I thought they were reasonable modifications to prevent people from inflicting self-harm. While I had gone through a strict lockdown in Europe a few months prior, most New Yorkers were not bound by such strict measures. Many were able to go outside for a run or walk for some fresh air. Most of the nurses were surprised by how well I was doing inside my room.
Pros and Cons
The two-week stay was better than I could’ve anticipated. The beds were comfortable and clean, garbage was collected daily, with laundry service offered once a week. There were three meals daily sent to our rooms, with the only caveat being their times. Breakfast was 7:00-8:00 am, lunch from 12:00-1:00 pm, and dinner from 6:00-7:00 pm. The early dinner did lead to some hungry nights. Fortunately, however, we were able to order delivery to our rooms. Another downside was the nurses checking up on me around 1:00 am and 6:00 am to offer any care or medication. I understood the protocol, but it made getting a night of decent sleep difficult nonetheless.

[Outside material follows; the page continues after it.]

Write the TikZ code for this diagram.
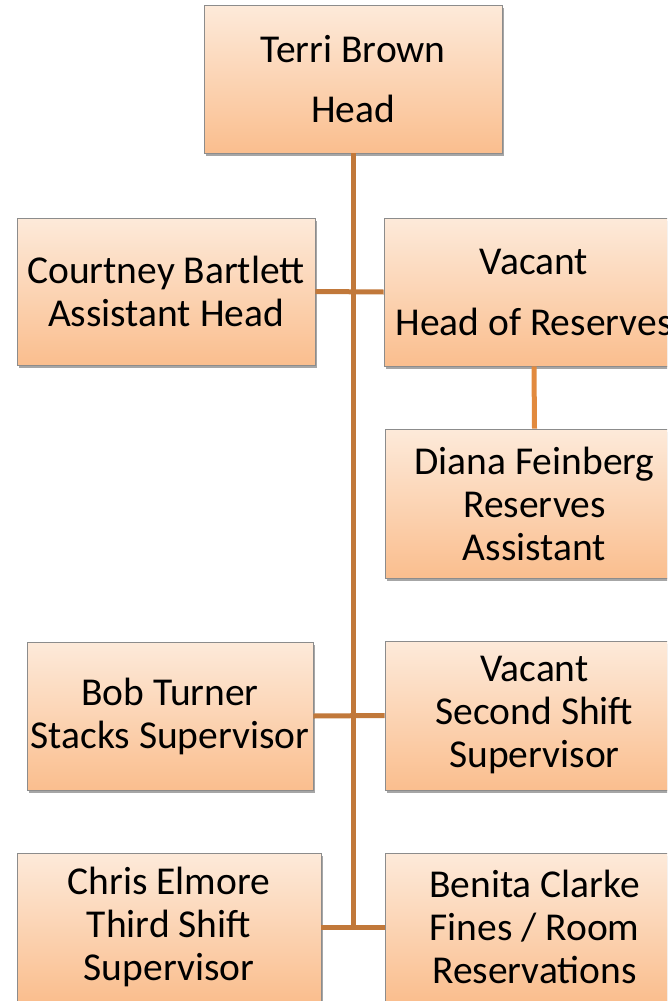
\documentclass[tikz,border=0pt]{standalone}
\usepackage{fontspec}
\setmainfont{Carlito}
\usetikzlibrary{shadows}
\definecolor{boxtop}{RGB}{253,234,218}
\definecolor{boxbot}{RGB}{250,190,142}
\definecolor{boxline}{RGB}{140,140,140}
\definecolor{trunk}{RGB}{193,120,58}
\definecolor{subline}{RGB}{226,138,62}
\tikzset{
  orgbox/.style={rectangle, draw=boxline, line width=0.8pt, top color=boxtop, bottom color=boxbot,
    inner sep=0pt, align=center, font=\fontsize{39.5}{43}\selectfont,
    drop shadow={shadow xshift=2pt, shadow yshift=-3pt, opacity=0.35, fill=black}},
  conn/.style={draw=trunk, line width=5pt},
  subconn/.style={draw=subline, line width=5pt}
}
\begin{document}
\begin{tikzpicture}[x=1pt,y=-1pt]
\useasboundingbox (0,0) rectangle (667,1001);
\clip (0,0) rectangle (667,1001);
% connectors first (behind boxes)
\coordinate (j1) at (353,292);
\coordinate (j2) at (353,716);
\coordinate (j3) at (353,927);
\node[orgbox, minimum width=298pt, minimum height=148pt] (terri) at (353,79) {Terri Brown\\[17pt]Head};
\node[orgbox, minimum width=298pt, minimum height=147pt] (courtney) at (166,291.5) {Courtney Bartlett\\Assistant Head};
\node[orgbox, minimum width=300pt, minimum height=148pt] (vacanthr) at (534,292) {Vacant\\[18pt]Head of Reserves};
\node[orgbox, minimum width=299pt, minimum height=149pt] (diana) at (534.5,503.5) {Diana Feinberg\\Reserves\\Assistant};
\node[orgbox, minimum width=286pt, minimum height=148pt] (bob) at (170,716) {Bob Turner\\Stacks Supervisor};
\node[orgbox, minimum width=299pt, minimum height=149pt] (vacant2) at (534.5,715.5) {Vacant\\Second Shift\\Supervisor};
\node[orgbox, minimum width=304pt, minimum height=148pt] (chris) at (169,927) {Chris Elmore\\Third Shift\\Supervisor};
\node[orgbox, minimum width=299pt, minimum height=148pt] (benita) at (534.5,927) {Benita Clarke\\Fines / Room\\Reservations};
% connectors
\draw[conn] (terri.south) -- (j3);
\draw[conn] (courtney.east) -- (vacanthr.west);
\draw[conn] (bob.east) -- (vacant2.west);
\draw[conn] (chris.east) -- (benita.west);
\draw[subconn] (vacanthr.south) -- (diana.north);
\end{tikzpicture}
\end{document}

To pass the time we had a TV with local channels. The nurses offered us opportunities to step out for a walk to get fresh air, something I was comfortable in rejecting. Instead, I used my free time to search for jobs, work on editing my Spanish-cuisine recipes, and arrange other needs like healthcare and housing.
Before I knew it the 14-day period ended and the city hailed me a taxi to my house. I saw my family for the first time in a year. That same week, after submitting over 30 job applications, I landed an interview at both Amazon and Chipotle in Midtown Manhattan. They hired me shortly thereafter.
Life Post-Teaching Abroad
I knew from even my first year in Europe that I would have to work my tail off to pay off any debt I would’ve amassed from traveling across the continent. After my final weekend in Madrid which included my flight, hotel room, and paying for overweight luggage, my credit-card debt totaled slightly over $12,000. My two jobs allowed me the opportunity to work over 50 hours a week, as Amazon allows their Prime Now shoppers to select their own shifts and Chipotle provides me with my schedule three weeks in advance. Fortunately, much of New York has been closed or operating with limited hours since the height of the pandemic. I didn’t feel like I was sacrificing my social life. Plus, it was down to me to stay safe and avoid the virus as much as I could.

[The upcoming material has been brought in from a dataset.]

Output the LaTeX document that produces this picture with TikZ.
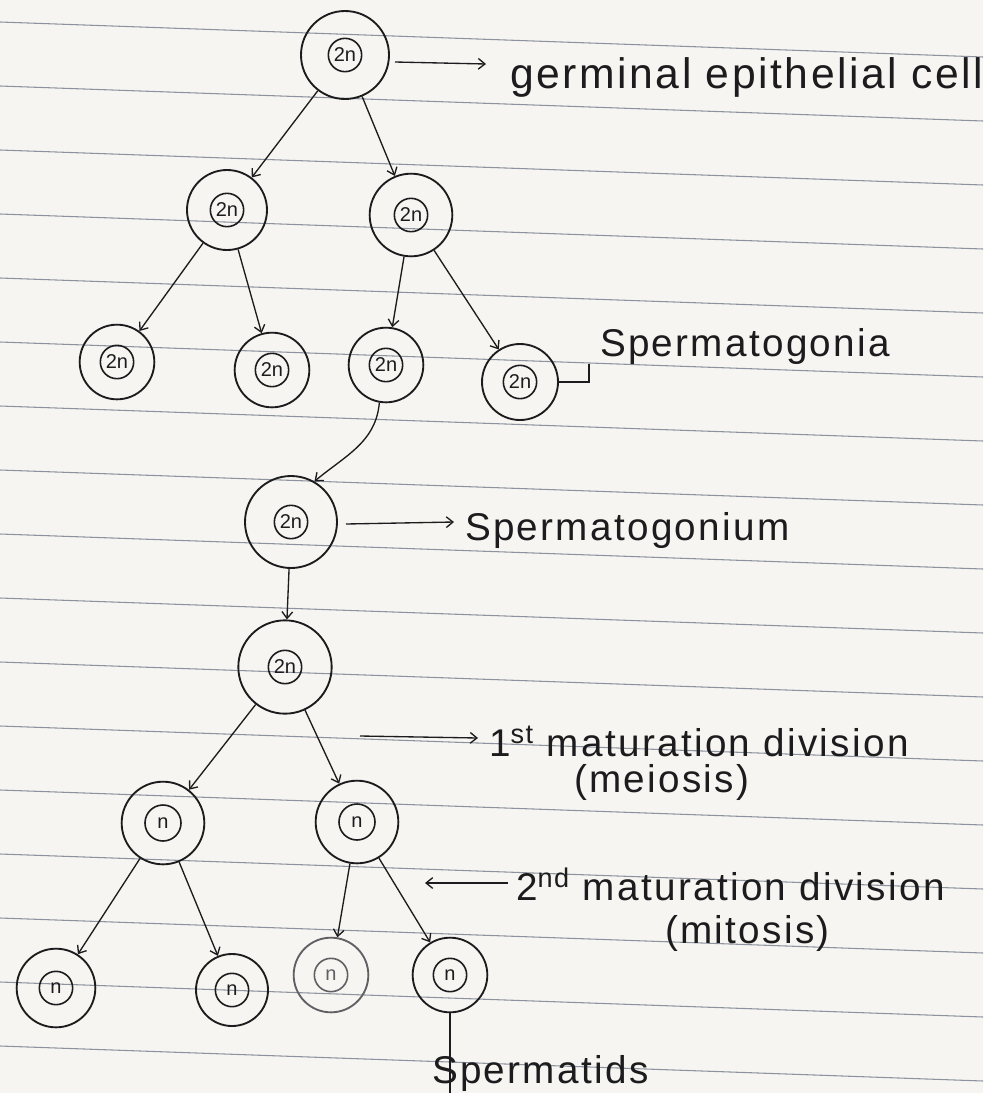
\documentclass[tikz,border=0pt]{standalone}
\usepackage{fontspec}
\setmainfont{Liberation Sans}
\newfontfamily\handfont[LetterSpace=6]{Liberation Sans}
\usetikzlibrary{arrows.meta}
\definecolor{ink}{RGB}{28,28,30}
\definecolor{faint}{RGB}{95,95,100}
\definecolor{ruling}{RGB}{140,146,158}
\definecolor{paper}{RGB}{246,245,241}
\tikzset{
  cell/.style={circle,draw=ink,line width=1.4pt,inner sep=0pt,minimum size=#1},
  nucleus/.style={circle,draw=ink,line width=1.2pt,inner sep=1.5pt,minimum size=25pt,text=ink,font=\fontsize{15}{17}\selectfont},
  link/.style={draw=ink,line width=1pt,-{Straight Barb[length=5pt,width=8pt]}},
  bracket/.style={draw=ink,line width=1pt},
  note/.style={inner sep=0pt,outer sep=0pt,anchor=base west,text=ink,font=\handfont\fontsize{29}{32}\selectfont},
  rule/.style={draw=ruling,line width=0.8pt}
}
\begin{document}
\begin{tikzpicture}[x=.75pt,y=-.75pt]
\path[use as bounding box,fill=paper] (0,0) rectangle (983,1093);
\clip (0,0) rectangle (983,1093);
% notebook ruling
\foreach \k in {0,...,16}
  \draw[rule] (0,22+64*\k) -- (983,57+64*\k);
% germinal epithelial cell
\node[cell=66pt] (top) at (345,55) {};
\node[nucleus] (topn) at (top) {2n};
% first mitotic divisions
\node[cell=60pt] (gA) at (227,210) {};
\node[nucleus] (gAn) at (gA) {2n};
\node[cell=62pt] (gB) at (411,215) {};
\node[nucleus] (gBn) at (gB) {2n};
% spermatogonia
\node[cell=56pt] (sgA) at (117,362) {};
\node[nucleus] (sgAn) at (sgA) {2n};
\node[cell=56pt] (sgB) at (272,370) {};
\node[nucleus] (sgBn) at (sgB) {2n};
\node[cell=56pt] (sgC) at (386,365) {};
\node[nucleus] (sgCn) at (sgC) {2n};
\node[cell=57pt] (sgD) at (520,382) {};
\node[nucleus] (sgDn) at (sgD) {2n};
% spermatogonium and primary spermatocyte
\node[cell=69pt] (sgm) at (291,522) {};
\node[nucleus] (sgmn) at (sgm) {2n};
\node[cell=70pt] (prim) at (285,667) {};
\node[nucleus] (primn) at (prim) {2n};
% secondary spermatocytes
\node[cell=62pt] (secA) at (163,823) {};
\node[nucleus,minimum size=27pt] (secAn) at (secA) {n};
\node[cell=62pt] (secB) at (357,822) {};
\node[nucleus,minimum size=27pt] (secBn) at (secB) {n};
% spermatids
\node[cell=59pt] (tidA) at (56,988) {};
\node[nucleus] (tidAn) at (tidA) {n};
\node[cell=54pt] (tidB) at (232,990) {};
\node[nucleus] (tidBn) at (tidB) {n};
\node[cell=56pt,draw=faint] (tidC) at (331,975) {};
\node[nucleus,draw=faint,text=faint] (tidCn) at (tidC) {n};
\node[cell=56pt] (tidD) at (450,975) {};
\node[nucleus] (tidDn) at (tidD) {n};
% labels
\node[note,font=\handfont\fontsize{32}{36}\selectfont] (germ) at (510,88) {germinal epithelial cell};
\node[note] (sgs) at (600,356) {Spermatogonia};
\node[note] (sgl) at (465,540) {Spermatogonium};
\node[note] (first) at (489,756) {1\textsuperscript{st} maturation division};
\node[note] (meio) at (574,792) {(meiosis)};
\node[note] (second) at (516,900) {2\textsuperscript{nd} maturation division};
\node[note] (mito) at (665,943) {(mitosis)};
\node[note] (tids) at (432,1083) {Spermatids};
\coordinate (germtail) at (395,62);
\coordinate (germtip) at (486,64);
\coordinate (sgltail) at (346,524);
\coordinate (sgltip) at (454,522);
\coordinate (firsttail) at (360,736);
\coordinate (firsttip) at (478,738);
\coordinate (secondtail) at (508,883);
\coordinate (secondtip) at (425,883);
\coordinate (tidfoot) at (450,1093);
% divisions
\draw[link] (top) -- (gA);
\draw[link] (top) -- (gB);
\draw[link] (gA) -- (sgA);
\draw[link] (gA) -- (sgB);
\draw[link] (gB) -- (sgC);
\draw[link] (gB) -- (sgD);
\draw[link] (sgC.-100) to[out=-95,in=40] (sgm.60);
\draw[link] (sgm) -- (prim);
\draw[link] (prim) -- (secA);
\draw[link] (prim) -- (secB);
\draw[link] (secA) -- (tidA);
\draw[link] (secA) -- (tidB);
\draw[link] (secB) -- (tidC);
\draw[link] (secB) -- (tidD);
% pointers to labels
\draw[link] (germtail) -- (germtip);
\draw[link] (sgltail) -- (sgltip);
\draw[link] (firsttail) -- (firsttip);
\draw[link] (secondtail) -- (secondtip);
\draw[bracket] (sgD.east) -- ++(30,0) -- ++(0,-18);
\draw[bracket] (tidD.south) -- (tidfoot);
\end{tikzpicture}
\end{document}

After almost four months of employment, I’m happy to say that I have paid off three credit cards and my debt is now at around $6,000, half the amount from when I came back to the States. It couldn’t have happened at a better time as I intend on going back to school in a few weeks for the Spring 2021 semester to finish my degree. I will try to keep both jobs to keep chipping away at my debt over the course of the semester. When summer arrives, I can resume working 50 hours a week to start saving for my next adventure abroad.
I don’t seek information about my town or Spain as frequently as when I first returned to New York, but I’m satisfied with the decision I made in not teaching for a third year. During this school year, traveling between regions was prohibited, Christmas celebrations were limited to members of a single household, and my town has seen over 300 cases at the height of this second peak. I miss Ontinyent dearly, but this year would have been more sour than prior years. I’m hoping that when I return to the town it’d be to see it as I remember it.
*CDC is recommending quarantine guidelines based on pandemic data. This data is subject to change over time. Check the Centers for Disease Control and Prevention website for regular updates.